1 mins
MY SPACE
ALL PHOTOS MARTIN KRAUSE
LUTHIER
MARTIN KRAUSE
LOCATION Saarbrücken, Germany
This workshop has been based here in southwest Germany for almost 50 years. My mother and father met while studying in Mittenwald and then worked together at workshops in Amsterdam and Berlin, until one day they heard there was a great need for a violin workshop in Saarbrücken.
They came here in 1973 and started their own business.
Both of them are still working, but I took over the running of the workshop in 2011. Both my parents are still making new instruments, but since the start of the pandemic they’ve been working more from home while I’ve been keeping the workshop going. Six years ago I moved it to a new building, just a few streets from the old one; it was very overgrown and we had to work hard to turn it into our new workshop.
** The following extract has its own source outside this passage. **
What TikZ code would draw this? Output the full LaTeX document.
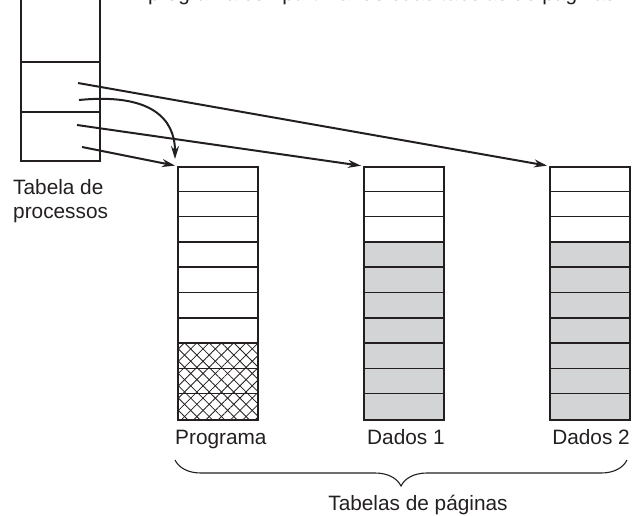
\documentclass[tikz,border=0pt]{standalone}
\usepackage{fontspec}
\setmainfont{Liberation Sans}
\usetikzlibrary{arrows.meta, positioning, patterns.meta, decorations.pathreplacing, backgrounds, calc}
\definecolor{inkgray}{HTML}{231F20}
\definecolor{cellgray}{HTML}{D3D4D6}

\begin{document}
\begin{tikzpicture}[
    x=1pt, y=-1pt,
    every node/.style={font=\fontsize{20.8}{24}\selectfont, text=inkgray, inner sep=0pt},
    ptable/.style={rectangle, draw=inkgray, line width=1.5pt, minimum width=80pt,
                  minimum height=253pt, anchor=north west},
    cell/.style={draw=inkgray, line width=1.5pt},
    hatch/.style={pattern={Lines[angle=#1, distance=8.7pt, line width=0.8pt]}, pattern color=inkgray},
    ptr/.style={-{Stealth[length=13pt, width=8pt]}, line width=2pt, draw=inkgray, shorten >=2pt},
    lbl/.style={anchor=base west}
]
\path[use as bounding box] (0,0) rectangle (634,515);
\clip (0,0) rectangle (634,515);

% Line cut at the top
\node[lbl] (caption) at (148,0.8) {programa compartilhando suas tabelas de páginas};

% Process table
\draw[cell] (21,-10) -- (21,161) -- (100,161) -- (100,-10);
\draw[cell] (21,62) -- (100,62);
\draw[cell] (21,112) -- (100,112);
\node[align=left, anchor=base west] (proctab) at (13,218) {Tabela de\\processos};

\coordinate (ptr-d2) at (78,83);
\coordinate (ptr-share) at (79,100);
\coordinate (ptr-d1) at (77,125);
\coordinate (ptr-prog) at (82,147);

% Page tables
\node[ptable] (prog) at (177,166) {};
\node[ptable] (dados1) at (363,166) {};
\node[ptable] (dados2) at (549,166) {};

\begin{scope}[on background layer]
  \fill[cellgray] ($(dados1.north west)+(0,75.9)$) rectangle (dados1.south east);
  \fill[cellgray] ($(dados2.north west)+(0,75.9)$) rectangle (dados2.south east);
  \fill[hatch=45] ($(prog.north west)+(0,177.1)$) rectangle (prog.south east);
  \fill[hatch=-45] ($(prog.north west)+(0,177.1)$) rectangle (prog.south east);
\end{scope}

\foreach \t in {prog, dados1, dados2}
  \foreach \i in {1,...,9}
    \draw[cell] ($(\t.north west)+(0,\i*25.3)$) -- ++(80,0);

\node[lbl] (lbl-prog) at (175,444) {Programa};
\node[lbl] (lbl-d1) at (367,444) {Dados 1};
\node[anchor=base east] (lbl-d2) at (630,444) {Dados 2};

% Pointers
\draw[ptr] (ptr-d2) -- (dados2.north west);
\draw[ptr] (ptr-d1) -- (dados1.north west);
\draw[ptr] (ptr-prog) -- (prog.north west);
\draw[ptr, shorten >=0pt] (ptr-share) .. controls (150,93) and (175,118) .. ($(prog.north west)+(-2,-7)$);

% Brace
\draw[line width=1.1pt, draw=inkgray, decorate, decoration={brace, mirror, amplitude=26pt}]
  (175,460) -- (627,460);
\node[anchor=base] (tabpag) at (418,510) {Tabelas de páginas};

\end{tikzpicture}
\end{document}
Saarbrücken is quite a musical region of Germany; there are two orchestras based here as well as a conservatoire, and we’re very close to the border with France and Luxembourg, so musicians from both countries can get here very easily. There used to be a radio orchestra in nearby Kaiserslautern as well, but around ten years ago it merged with the one in Saarbrücken, so musicians from both orchestras now regularly commute from one city to the other.
As well as crafting new violins and cellos, we make quite a lot of Baroque instruments. They’re bought by musicians from both orchestras, who have a great interest in 18th-century music, and we enjoy stretching ourselves by making more unusual models. On the right of the inset photo you can see a baryton and a violone.
Because three luthiers used to work here, the workshop is quite large – around 80 sq m. My main workbench is in the window, which is north-facing so the light is quite neutral. I usually do my varnishing in the morning light.